Your task =>
Collect all lines below with the string "this".
====== Material provided
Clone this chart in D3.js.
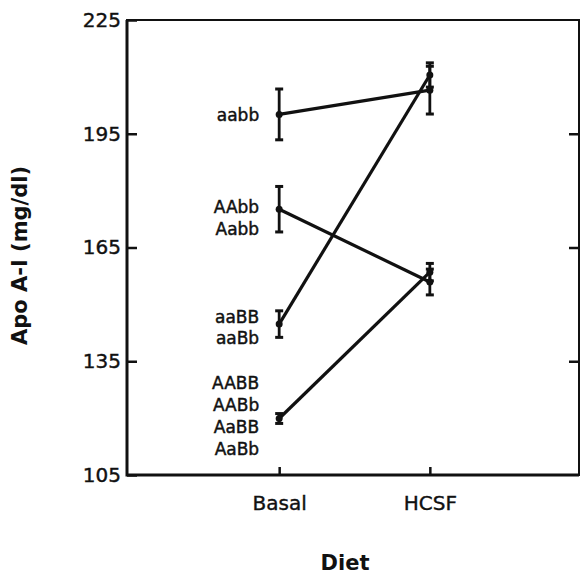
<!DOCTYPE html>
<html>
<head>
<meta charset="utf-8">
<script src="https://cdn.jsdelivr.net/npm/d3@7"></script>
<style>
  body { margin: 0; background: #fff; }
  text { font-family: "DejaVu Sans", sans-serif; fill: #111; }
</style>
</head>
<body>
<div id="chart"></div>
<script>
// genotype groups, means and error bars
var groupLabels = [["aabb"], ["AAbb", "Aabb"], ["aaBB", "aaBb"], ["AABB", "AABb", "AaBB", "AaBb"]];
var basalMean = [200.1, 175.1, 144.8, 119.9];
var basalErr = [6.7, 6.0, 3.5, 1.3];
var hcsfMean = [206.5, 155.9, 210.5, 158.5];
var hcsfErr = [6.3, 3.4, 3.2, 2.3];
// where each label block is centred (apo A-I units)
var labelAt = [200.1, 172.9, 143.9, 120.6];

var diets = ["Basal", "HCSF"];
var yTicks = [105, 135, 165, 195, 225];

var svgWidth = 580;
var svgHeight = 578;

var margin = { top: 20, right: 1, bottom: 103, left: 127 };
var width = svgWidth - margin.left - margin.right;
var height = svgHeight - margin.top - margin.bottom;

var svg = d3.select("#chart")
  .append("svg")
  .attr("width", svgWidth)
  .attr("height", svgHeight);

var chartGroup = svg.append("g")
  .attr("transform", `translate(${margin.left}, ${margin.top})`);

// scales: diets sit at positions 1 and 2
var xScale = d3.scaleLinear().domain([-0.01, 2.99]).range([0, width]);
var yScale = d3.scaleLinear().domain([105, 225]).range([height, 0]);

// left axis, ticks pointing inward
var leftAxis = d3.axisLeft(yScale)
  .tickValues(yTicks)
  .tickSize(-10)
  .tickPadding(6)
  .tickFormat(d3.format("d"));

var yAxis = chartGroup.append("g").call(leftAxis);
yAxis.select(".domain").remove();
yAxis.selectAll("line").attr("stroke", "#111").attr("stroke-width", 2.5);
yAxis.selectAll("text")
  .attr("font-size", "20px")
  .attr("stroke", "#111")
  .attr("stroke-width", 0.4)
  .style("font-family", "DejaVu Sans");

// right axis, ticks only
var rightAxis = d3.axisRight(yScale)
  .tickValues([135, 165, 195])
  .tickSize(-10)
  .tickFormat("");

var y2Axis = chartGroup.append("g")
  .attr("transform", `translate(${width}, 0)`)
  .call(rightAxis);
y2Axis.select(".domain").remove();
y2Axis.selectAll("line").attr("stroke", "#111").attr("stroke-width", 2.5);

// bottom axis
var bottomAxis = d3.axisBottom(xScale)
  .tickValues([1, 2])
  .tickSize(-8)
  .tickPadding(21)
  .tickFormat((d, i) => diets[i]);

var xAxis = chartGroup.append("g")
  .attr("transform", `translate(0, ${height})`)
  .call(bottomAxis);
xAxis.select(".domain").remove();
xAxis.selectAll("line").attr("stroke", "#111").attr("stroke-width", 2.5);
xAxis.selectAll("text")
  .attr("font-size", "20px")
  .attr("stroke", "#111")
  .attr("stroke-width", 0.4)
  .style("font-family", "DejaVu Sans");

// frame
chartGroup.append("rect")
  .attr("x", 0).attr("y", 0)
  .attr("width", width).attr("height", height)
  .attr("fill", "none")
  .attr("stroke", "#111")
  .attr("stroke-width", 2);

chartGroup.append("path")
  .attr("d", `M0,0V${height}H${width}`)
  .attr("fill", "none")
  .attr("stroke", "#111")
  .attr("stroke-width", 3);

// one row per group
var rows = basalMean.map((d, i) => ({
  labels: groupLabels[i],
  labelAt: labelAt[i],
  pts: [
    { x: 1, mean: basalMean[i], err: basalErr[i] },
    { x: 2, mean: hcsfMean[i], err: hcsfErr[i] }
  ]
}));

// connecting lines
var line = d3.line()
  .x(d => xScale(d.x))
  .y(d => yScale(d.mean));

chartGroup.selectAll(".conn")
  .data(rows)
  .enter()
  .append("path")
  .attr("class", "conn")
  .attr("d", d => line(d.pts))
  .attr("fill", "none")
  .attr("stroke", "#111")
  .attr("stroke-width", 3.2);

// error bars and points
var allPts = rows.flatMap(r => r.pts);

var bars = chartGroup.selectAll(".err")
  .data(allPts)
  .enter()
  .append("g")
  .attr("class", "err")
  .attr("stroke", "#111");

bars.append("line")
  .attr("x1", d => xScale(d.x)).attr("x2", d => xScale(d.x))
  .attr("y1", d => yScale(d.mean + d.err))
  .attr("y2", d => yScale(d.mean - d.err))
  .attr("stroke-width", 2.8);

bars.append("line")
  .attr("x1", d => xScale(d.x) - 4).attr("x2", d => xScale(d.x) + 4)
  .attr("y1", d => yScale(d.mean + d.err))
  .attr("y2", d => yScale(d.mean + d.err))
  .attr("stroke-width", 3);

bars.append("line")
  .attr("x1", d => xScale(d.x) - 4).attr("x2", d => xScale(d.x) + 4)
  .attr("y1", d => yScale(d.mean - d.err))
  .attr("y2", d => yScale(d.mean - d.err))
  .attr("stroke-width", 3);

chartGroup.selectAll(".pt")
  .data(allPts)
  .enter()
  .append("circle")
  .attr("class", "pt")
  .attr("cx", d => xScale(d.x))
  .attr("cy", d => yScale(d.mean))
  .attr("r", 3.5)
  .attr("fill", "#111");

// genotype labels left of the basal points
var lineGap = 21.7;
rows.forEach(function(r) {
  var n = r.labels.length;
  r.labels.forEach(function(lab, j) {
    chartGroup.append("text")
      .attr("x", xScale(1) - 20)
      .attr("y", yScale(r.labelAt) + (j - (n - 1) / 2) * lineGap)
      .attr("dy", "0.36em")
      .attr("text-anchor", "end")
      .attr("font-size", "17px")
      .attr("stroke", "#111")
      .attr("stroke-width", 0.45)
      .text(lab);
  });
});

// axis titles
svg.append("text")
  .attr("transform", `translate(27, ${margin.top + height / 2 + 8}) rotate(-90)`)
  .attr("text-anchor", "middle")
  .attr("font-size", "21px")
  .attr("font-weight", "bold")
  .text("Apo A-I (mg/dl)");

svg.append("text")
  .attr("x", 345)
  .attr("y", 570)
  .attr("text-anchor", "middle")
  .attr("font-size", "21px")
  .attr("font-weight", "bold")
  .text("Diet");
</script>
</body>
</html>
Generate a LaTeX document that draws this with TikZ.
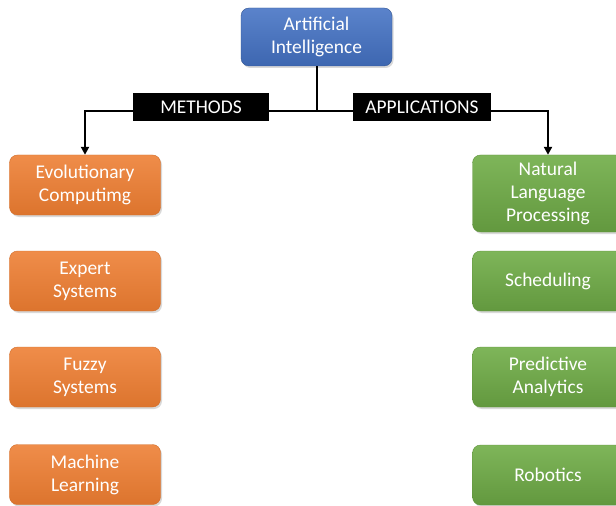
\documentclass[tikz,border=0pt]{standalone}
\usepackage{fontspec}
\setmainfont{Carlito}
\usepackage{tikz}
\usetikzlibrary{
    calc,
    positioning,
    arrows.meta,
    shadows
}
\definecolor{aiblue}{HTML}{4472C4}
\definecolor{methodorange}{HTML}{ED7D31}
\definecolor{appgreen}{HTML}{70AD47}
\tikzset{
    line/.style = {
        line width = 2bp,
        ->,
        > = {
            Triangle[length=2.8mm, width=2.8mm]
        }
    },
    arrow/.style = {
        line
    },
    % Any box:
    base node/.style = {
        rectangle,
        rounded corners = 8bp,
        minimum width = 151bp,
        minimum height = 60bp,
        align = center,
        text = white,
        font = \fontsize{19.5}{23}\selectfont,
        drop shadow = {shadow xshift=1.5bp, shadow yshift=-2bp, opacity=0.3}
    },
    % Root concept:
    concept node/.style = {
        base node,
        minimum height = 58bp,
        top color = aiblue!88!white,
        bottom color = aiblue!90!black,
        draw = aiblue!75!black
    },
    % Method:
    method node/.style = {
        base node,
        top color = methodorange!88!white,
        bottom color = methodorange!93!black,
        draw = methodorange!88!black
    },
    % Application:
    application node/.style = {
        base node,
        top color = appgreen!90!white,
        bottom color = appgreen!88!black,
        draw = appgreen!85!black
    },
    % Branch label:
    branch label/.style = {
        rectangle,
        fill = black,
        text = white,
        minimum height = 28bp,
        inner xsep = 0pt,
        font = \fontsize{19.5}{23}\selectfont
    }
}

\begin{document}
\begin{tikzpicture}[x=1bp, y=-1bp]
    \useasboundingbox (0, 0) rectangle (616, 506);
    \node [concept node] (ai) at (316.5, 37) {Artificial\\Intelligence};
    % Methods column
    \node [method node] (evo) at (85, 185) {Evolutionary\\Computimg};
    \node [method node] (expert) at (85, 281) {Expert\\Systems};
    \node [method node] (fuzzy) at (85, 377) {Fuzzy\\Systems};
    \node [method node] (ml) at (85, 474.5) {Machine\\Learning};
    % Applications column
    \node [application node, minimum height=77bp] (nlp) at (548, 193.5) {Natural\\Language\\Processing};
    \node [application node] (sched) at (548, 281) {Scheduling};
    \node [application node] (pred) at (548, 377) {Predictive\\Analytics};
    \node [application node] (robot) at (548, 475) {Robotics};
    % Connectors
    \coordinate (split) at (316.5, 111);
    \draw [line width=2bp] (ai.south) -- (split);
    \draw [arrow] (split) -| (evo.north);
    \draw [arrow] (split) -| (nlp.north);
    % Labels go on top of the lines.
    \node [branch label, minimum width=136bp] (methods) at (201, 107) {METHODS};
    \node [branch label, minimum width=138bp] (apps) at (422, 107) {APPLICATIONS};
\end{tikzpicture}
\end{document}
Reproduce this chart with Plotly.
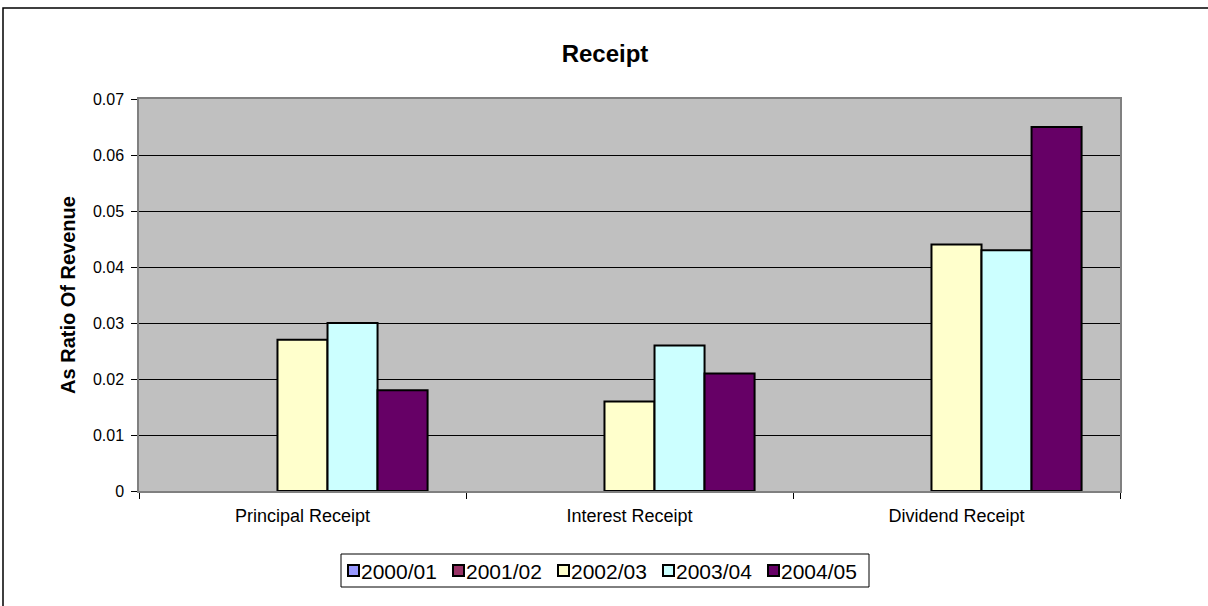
============
Reply to the task =>
Clone this chart in D3.js.
Generate a LaTeX document that draws this with TikZ.
Reproduce this chart with Plotly.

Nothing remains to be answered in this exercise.